Hi, I got the same issue today with the AWS cdk cli when piping the output of cdk synth to bat

staranto commented 1 year ago

Curious to know if there's any new thinking on this issue. I'm running into it with --

: uname -a Linux pop-os 6.2.6-76060206-generic #202303130630~1685473338~22.04~995127e SMP PREEMPT_DYNAMIC Tue M x86_64 x86_64 x86_64 GNU/Linux

: bat --version bat 0.23.0 (871abd2)

: node --version v20.0.0

academician commented 2 months ago

Just for additional information, I experienced the same issue when running buf config migrate --diff | bat -l Diff on a project I'm working on. This is on Ubuntu Noble under WSL on Windows 11.
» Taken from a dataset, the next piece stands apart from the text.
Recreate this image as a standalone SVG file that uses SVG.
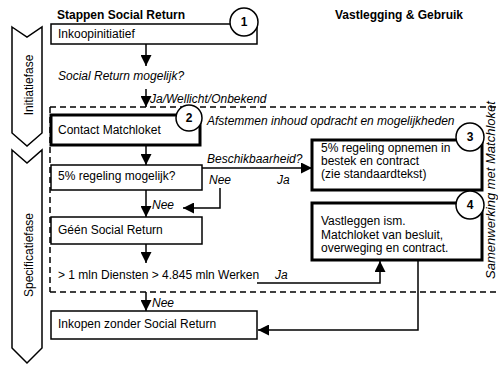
<svg xmlns="http://www.w3.org/2000/svg" width="498" height="365" viewBox="0 0 498 365">
<style>
text{font-family:"Liberation Sans",Arial,sans-serif;font-size:12px;fill:#000}
.b{font-weight:bold}
.i{font-style:italic}
.c{text-anchor:middle}
.thin{fill:#fff;stroke:#000;stroke-width:1.5}
.thick{fill:#fff;stroke:#000;stroke-width:3}
.circ{fill:#fff;stroke:#000;stroke-width:1.5}
.phase{fill:#fff;stroke:#000;stroke-width:1.5}
.dash{fill:none;stroke:#000;stroke-width:1.5;stroke-dasharray:6 4}
.con{fill:none;stroke:#000;stroke-width:1.5;marker-end:url(#ah)}
</style>
<defs>
<marker id="ah" markerUnits="userSpaceOnUse" markerWidth="11" markerHeight="11" refX="10" refY="5" orient="auto" viewBox="0 0 10 10">
<path d="M0,0 L10,5 L0,10 z" fill="#000"/>
</marker>
</defs>
<rect width="498" height="365" fill="#fff"/>

<g id="phase-initiatie">
<polygon class="phase" points="12,27 27,37 42,27 42,133 27,146 12,133"/>
<text transform="translate(33,85) rotate(-90)" class="c">Initiatiefase</text>
</g>
<g id="phase-specificatie">
<polygon class="phase" points="12,150 27,163 42,150 42,348 27,363 12,348"/>
<text transform="translate(33,255) rotate(-90)" class="c">Specificatiefase</text>
</g>

<g id="headers">
<text x="57" y="19" class="b">Stappen Social Return</text>
<text x="335" y="19" class="b">Vastlegging &amp; Gebruik</text>
</g>

<g id="matchloket-zone">
<path class="dash" d="M50,107 H498 M50,107 V292 M50,292 H498"/>
<text transform="translate(495,190) rotate(-90)" class="c i" style="font-size:13px">Samenwerking met Matchloket</text>
</g>

<g id="connectors">
<path class="con" d="M146,44 V66"/>
<path class="con" d="M146,89 V107"/>
<path class="con" d="M146,145 V165"/>
<path class="con" d="M202,168 H312"/>
<path class="con" d="M220,188 V208 H183"/>
<path class="con" d="M146,190 V217"/>
<path class="con" d="M146,244 V263"/>
<path class="con" d="M257,283 H380 V261"/>
<path class="con" d="M146,292 V311"/>
<path class="con" d="M418,260 V330 H258"/>
</g>

<g id="labels">
<text x="58" y="80" class="i">Social Return mogelijk?</text>
<text x="150" y="103" class="i">Ja/Wellicht/Onbekend</text>
<text x="207" y="125" class="i">Afstemmen inhoud opdracht en mogelijkheden</text>
<text x="207" y="163" class="i">Beschikbaarheid?</text>
<text x="209" y="184" class="i">Nee</text>
<text x="277" y="184" class="i">Ja</text>
<text x="152" y="209" class="i">Nee</text>
<text x="58" y="279">&gt; 1 mln Diensten &gt; 4.845 mln Werken</text>
<text x="275" y="279" class="i">Ja</text>
<text x="152" y="307" class="i">Nee</text>
</g>

<g id="node-inkoopinitiatief">
<rect class="thin" x="51" y="24" width="206" height="20"/>
<circle class="circ" cx="244" cy="22" r="14"/>
<text x="244" y="26" class="b c">1</text>
<text x="58" y="38">Inkoopinitiatief</text>
</g>

<g id="node-contact">
<rect class="thick" x="51" y="115" width="149" height="30"/>
<circle class="circ" cx="189" cy="118" r="13"/>
<text x="189" y="122" class="b c">2</text>
<text x="58" y="134">Contact Matchloket</text>
</g>

<g id="node-regeling">
<rect class="thin" x="51" y="165" width="151" height="25"/>
<text x="58" y="180">5% regeling mogelijk?</text>
</g>

<g id="node-geen">
<rect class="thin" x="51" y="217" width="151" height="27"/>
<text x="58" y="234">Géén Social Return</text>
</g>

<g id="node-inkopen">
<rect class="thin" x="51" y="311" width="206" height="28"/>
<text x="58" y="328">Inkopen zonder Social Return</text>
</g>

<g id="node-opnemen">
<rect class="thick" x="312" y="140" width="170" height="50"/>
<circle class="circ" cx="470" cy="137" r="14"/>
<text x="470" y="141" class="b c">3</text>
<text x="321" y="152">5% regeling opnemen in</text>
<text x="321" y="165">bestek en contract</text>
<text x="321" y="178">(zie standaardtekst)</text>
</g>

<g id="node-vastleggen">
<rect class="thick" x="312" y="203" width="170" height="57"/>
<circle class="circ" cx="470" cy="205" r="14"/>
<text x="470" y="209" class="b c">4</text>
<text x="321" y="225">Vastleggen ism.</text>
<text x="321" y="239">Matchloket van besluit,</text>
<text x="321" y="252">overweging en contract.</text>
</g>
</svg>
This is the buf CLI tool for working with Protocol Buffers, which is written in Go, not Node - so I thought it seemed this bug wasn't restricted to Node tools. The unbuffer workaround mentioned above also made the problem go away.

However, I realized I had installed the buf CLI with npm - so it was effectively running it wrapped in Node tooling (npx). After uninstalling the npm version and trying both source-built and pre-built tarball versions of buf, I found that the issue disappeared. So this is almost certainly something to do with Node, and probably specifically npx.

That's as far as I got, since I solved my own issue, but hopefully this is helpful data point. I wonder if there's any way to detect buffered input piped to bat and account for it, or if output buffering just has to be disabled first - in which case, the unbuffer workaround just needs to be documented.